Stated exercise:
Pictures excluded, return the lines below from the first through the line holding "(0,0) rectangle (869,858);".
* Begin *
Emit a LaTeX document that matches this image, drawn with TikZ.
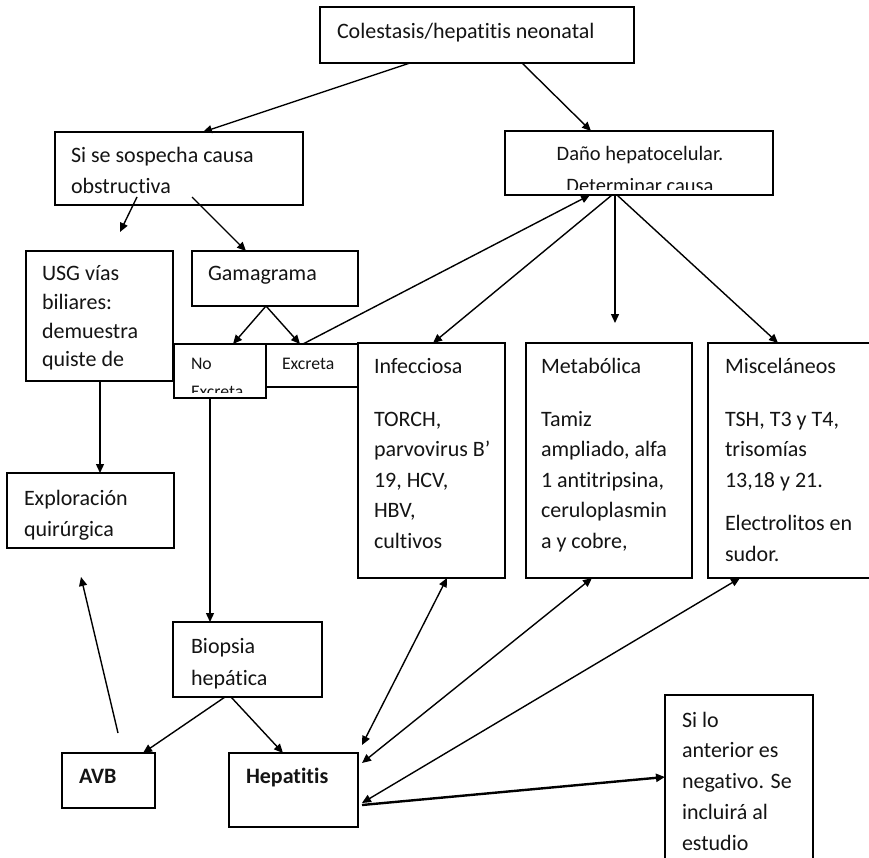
\documentclass[tikz,border=0pt]{standalone}
\usepackage{fontspec}
\setmainfont{Carlito}[Ligatures={NoCommon}]
\usetikzlibrary{arrows.meta,calc}
\begin{document}
\begin{tikzpicture}[x=1pt,y=-1pt,
  box/.style={draw=black, line width=1.5pt, inner sep=0pt, outer sep=0pt, anchor=north west},
  txt/.style={inner sep=0pt, outer sep=0pt, anchor=base west, text=black!92, font=\fontsize{22}{31}\selectfont},
  arr/.style={draw=black, line width=1.4pt, -{Triangle[length=9pt,width=8pt]}},
  darr/.style={draw=black, line width=1.4pt, {Triangle[length=9pt,width=8pt]}-{Triangle[length=9pt,width=8pt]}},
]
\useasboundingbox[fill=white] (0,0) rectangle (869,858);

% boxes
\node[box, minimum width=314pt, minimum height=56pt] (top) at (320,7) {};
\node[box, minimum width=248pt, minimum height=73pt] (sosp) at (55,132) {};
\node[box, minimum width=268pt, minimum height=64pt] (dano) at (505,131) {};
\node[box, minimum width=147pt, minimum height=130pt] (usg) at (26,251) {};
\node[box, minimum width=166pt, minimum height=55pt] (gama) at (192,251) {};
\node[box, minimum width=92pt, minimum height=54pt] (noex) at (174,344) {};
\node[box, minimum width=92pt, minimum height=43pt] (exc) at (266,344) {};
\node[box, minimum width=147pt, minimum height=235pt] (inf) at (358,343) {};
\node[box, minimum width=166pt, minimum height=235pt] (met) at (526,343) {};
\node[box, minimum width=170pt, minimum height=235pt] (misc) at (708,343) {};
\node[box, minimum width=167pt, minimum height=75pt] (expl) at (7,473) {};
\node[box, minimum width=149pt, minimum height=75pt] (biop) at (173,622) {};
\node[box, minimum width=93pt, minimum height=55pt] (avb) at (62,753) {};
\node[box, minimum width=129pt, minimum height=74pt] (hep) at (229,753) {};
\node[box, minimum width=148pt, minimum height=175pt] (silo) at (665,695) {};

% texts
\node[txt] (ttop) at (337,39) {Colestasis/hepatitis neonatal};
\node[txt] (tsosp) at (71,163) {\begin{tabular}[t]{@{}l@{}}Si se sospecha causa\\ obstructiva\end{tabular}};
\node[txt, anchor=base, font=\fontsize{20.5}{30}\selectfont] (tdano) at (640,161) {Daño hepatocelular.};
\begin{scope}
  \clip (dano.north west) rectangle ([yshift=5pt]dano.south east);
  \node[txt, anchor=base, font=\fontsize{20.5}{30}\selectfont] (tdano2) at (640,193) {Determinar causa};
\end{scope}
\node[txt, font=\fontsize{22}{28.5}\selectfont] (tusg) at (42,281) {\begin{tabular}[t]{@{}l@{}}USG vías\\ biliares:\\ demuestra\\ quiste de\end{tabular}};
\node[txt] (tgama) at (208,281) {Gamagrama};
\node[txt, font=\fontsize{17.7}{28}\selectfont] (tno) at (191,369) {No};
\begin{scope}
  \clip (noex.north west) rectangle ([yshift=6pt]noex.south east);
  \node[txt, font=\fontsize{17.7}{28}\selectfont] (tno2) at (191,397) {Excreta};
\end{scope}
\node[txt, font=\fontsize{17.7}{28}\selectfont] (texc) at (282,369) {Excreta};
\node[txt, font=\fontsize{22}{30.5}\selectfont] (tinf) at (374,373) {\begin{tabular}[t]{@{}l@{}}Infecciosa\\[22.5pt] TORCH,\\ parvovirus B'\\ 19, HCV,\\ HBV,\\ cultivos\end{tabular}};
\node[txt, font=\fontsize{22}{30.5}\selectfont] (tmet) at (541,373) {\begin{tabular}[t]{@{}l@{}}Metabólica\\[22.5pt] Tamiz\\ ampliado, alfa\\ 1 antitripsina,\\ ceruloplasmin\\ a y cobre,\end{tabular}};
\node[txt, font=\fontsize{22}{30.5}\selectfont] (tmisc) at (725,373) {\begin{tabular}[t]{@{}l@{}}Misceláneos\\[22.5pt] TSH, T3 y T4,\\ trisomías\\ 13,18 y 21.\\[13pt] Electrolitos en\\ sudor.\end{tabular}};
\node[txt] (texpl) at (24,505) {\begin{tabular}[t]{@{}l@{}}Exploración\\ quirúrgica\end{tabular}};
\node[txt, font=\fontsize{22}{32}\selectfont] (tbiop) at (191,653) {\begin{tabular}[t]{@{}l@{}}Biopsia\\ hepática\end{tabular}};
\node[txt, font=\fontsize{22}{31}\bfseries] (tavb) at (79,783) {AVB};
\node[txt, font=\fontsize{22}{31}\bfseries] (thep) at (246,783) {Hepatitis};
\node[txt, font=\fontsize{22}{30.75}\selectfont] (tsilo) at (682,727) {\begin{tabular}[t]{@{}l@{}}Si lo\\ anterior es\\ negativo. Se\\ incluirá al\\ estudio\end{tabular}};

% connectors
\coordinate (usgin) at (120,232);
\coordinate (metin) at (615,323);
\coordinate (explin) at (81,577);
\draw[arr] ([xshift=90pt]top.south west) -- ([xshift=148pt]sosp.north west);
\draw[arr] ([xshift=202pt]top.south west) -- ([xshift=86pt]dano.north west);
\draw[arr] ([xshift=82pt,yshift=8pt]sosp.south west) -- (usgin);
\draw[arr] ([xshift=137pt,yshift=8pt]sosp.south west) -- ([xshift=54pt]gama.north west);
\draw[arr] ([xshift=74pt]gama.south west) -- ([xshift=59pt]noex.north west);
\draw[arr] ([xshift=74pt]gama.south west) -- ([xshift=34pt]exc.north west);
\draw[arr] ([xshift=37pt]exc.north west) -- ([xshift=85pt]dano.south west);
\draw[arr] ([xshift=107pt]dano.south west) -- ([xshift=75pt]inf.north west);
\draw[arr] ([xshift=110pt]dano.south west) -- (metin);
\draw[arr] ([xshift=112pt]dano.south west) -- ([xshift=70pt]misc.north west);
\draw[arr] ([xshift=74pt]usg.south west) -- ([xshift=93pt]expl.north west);
\draw[arr] ([xshift=36pt]noex.south west) -- ([xshift=37pt]biop.north west);
\draw[arr] ([xshift=52pt]biop.south west) -- ([xshift=81pt]avb.north west);
\draw[arr] ([xshift=58pt]biop.south west) -- ([xshift=54pt]hep.north west);
\draw[arr] ([xshift=56pt,yshift=20pt]avb.north west) -- (explin);
\draw[darr] ([xshift=89pt]inf.south west) -- ([xshift=4pt,yshift=8pt]hep.north east);
\draw[darr] ([xshift=66pt]met.south west) -- ([xshift=4pt,yshift=-10pt]hep.north east);
\draw[darr] ([xshift=32pt]misc.south west) -- ([xshift=4pt,yshift=-50pt]hep.north east);
\draw[arr, line width=2.4pt] ([xshift=4pt,yshift=-52pt]hep.north east) -- ([yshift=-82pt]silo.north west);
\end{tikzpicture}
\end{document}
* End *
Result:
Emit a LaTeX document that matches this image, drawn with TikZ.
\documentclass[tikz,border=0pt]{standalone}
\usepackage{fontspec}
\setmainfont{Carlito}[Ligatures={NoCommon}]
\usetikzlibrary{arrows.meta,calc}
\begin{document}
\begin{tikzpicture}[x=1pt,y=-1pt,
  box/.style={draw=black, line width=1.5pt, inner sep=0pt, outer sep=0pt, anchor=north west},
  txt/.style={inner sep=0pt, outer sep=0pt, anchor=base west, text=black!92, font=\fontsize{22}{31}\selectfont},
  arr/.style={draw=black, line width=1.4pt, -{Triangle[length=9pt,width=8pt]}},
  darr/.style={draw=black, line width=1.4pt, {Triangle[length=9pt,width=8pt]}-{Triangle[length=9pt,width=8pt]}},
]
\useasboundingbox[fill=white] (0,0) rectangle (869,858);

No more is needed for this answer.